To check a list of file sync's clients, query the file-sync-storage-service
section of the MoM by running a curl command.
This command returns a list of:
- All of the clients that file sync is aware of.
- When those clients last checked in.
- Which commit they have deployed .
curl -k https://${fqdn}:8140/status/v1/services/file-sync-client-service?level=debug
If your commit has been deployed, it is listed in the status listing for latest_commit
.
Cautions
There are a few things you should be aware of with file sync.

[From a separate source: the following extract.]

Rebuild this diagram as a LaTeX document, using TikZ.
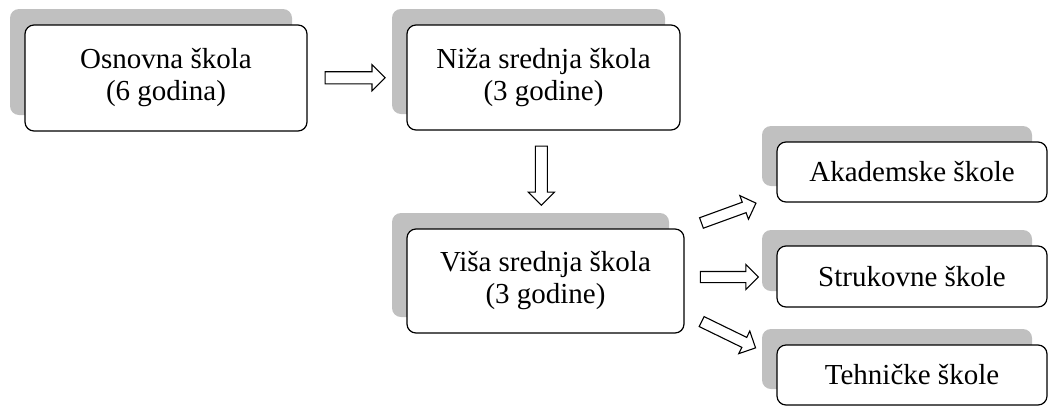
\documentclass[tikz,border=0pt]{standalone}
\usepackage{fontspec}
\setmainfont{Liberation Serif}
\usetikzlibrary{shadows,shapes.arrows,calc}
\definecolor{shadowgray}{HTML}{C0C0C0}
\tikzset{
  box/.style={draw=black, line width=1.2pt, fill=white, rounded corners=9pt,
    align=center, inner sep=0pt, font=\fontsize{29}{32}\selectfont,
    general shadow={fill=shadowgray, shadow xshift=-15pt, shadow yshift=16pt}},
  blockarrow/.style={single arrow, draw=black, fill=white, line width=1.1pt,
    inner xsep=0pt, inner ysep=5.5pt, minimum width=0pt, minimum height=60pt,
    single arrow head extend=7pt}
}
\begin{document}
\begin{tikzpicture}[x=1pt,y=-1pt]
\useasboundingbox (0,0) rectangle (1049,405);
\node[box, minimum width=282pt, minimum height=106pt] (o) at (166,78) {Osnovna škola\\(6 godina)};
\node[box, minimum width=273pt, minimum height=105pt] (n) at (543.5,77.5) {Niža srednja škola\\(3 godine)};
\node[box, minimum width=277pt, minimum height=104pt] (v) at (545.5,281) {Viša srednja škola\\(3 godine)};
\node[box, minimum width=270pt, minimum height=60pt] (a) at (912,172) {Akademske škole};
\node[box, minimum width=270pt, minimum height=61pt] (s) at (912,276.5) {Strukovne škole};
\node[box, minimum width=270pt, minimum height=60pt] (t) at (912,375) {Tehničke škole};
\node[blockarrow] (ar1) at ($(o.east)!0.45!(n.west)$) {};
\node[blockarrow, rotate=-90, minimum height=59pt] (ar2) at ($(n.south)!0.43!(v.north)+(-3,0)$) {};
\node[blockarrow, rotate=20, minimum height=58pt, inner ysep=5pt] (ar3) at ($(v.east)+(41.5,-67)$) {};
\node[blockarrow, minimum height=58pt, inner ysep=5pt] (ar4) at ($(v.east)+(42,-4)$) {};
\node[blockarrow, rotate=-26, minimum height=60pt, inner ysep=5pt] (ar5) at ($(v.east)+(41.5,52.5)$) {};
\end{tikzpicture}
\end{document}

Always use the staging directory
Always make changes to your Puppet code in the staging directory. If you have edited code in the live code directory on the MoM or any compiled masters, it's overwritten by file sync on the next commit.
The enable-forceful-sync
parameter is set to true
by default in PE. When false
, file sync does not overwrite changes in the code directory, but instead logs errors in /var/log/puppetlabs/puppetserver/puppetserver.log
. To set this parameter to false
, add via Hiera (puppet_enterprise::master::file_sync::file_sync_enable_forceful_sync: false
).
The puppet module command and file sync
The puppet module
command doesn't work with file sync. If you are using file sync, specify modules in the Puppetfile and use Code Manager to handle your syncs.
Permissions
File sync runs as the pe-puppet
user. To sync files, file sync must have permission to read the staging directory and to write to all files and directories in the live code directory. To make sure file sync can read and write what it needs to, ensure that these code directories are both owned by the pe-puppet
user:
chown -R pe-puppet /etc/puppetlabs/code /etc/puppetlabs/code-staging
Environment isolation metadata
File sync generates .pp
metadata files in both your live and staging code directories. These files provide environment isolation for your resource types, ensuring that each environment uses the correct version of the resource type. Do not delete or modify these files. Do not use expressions from these files in regular manifests.
For more details about these files and how they isolate resource types in multiple environments, see environment isolation.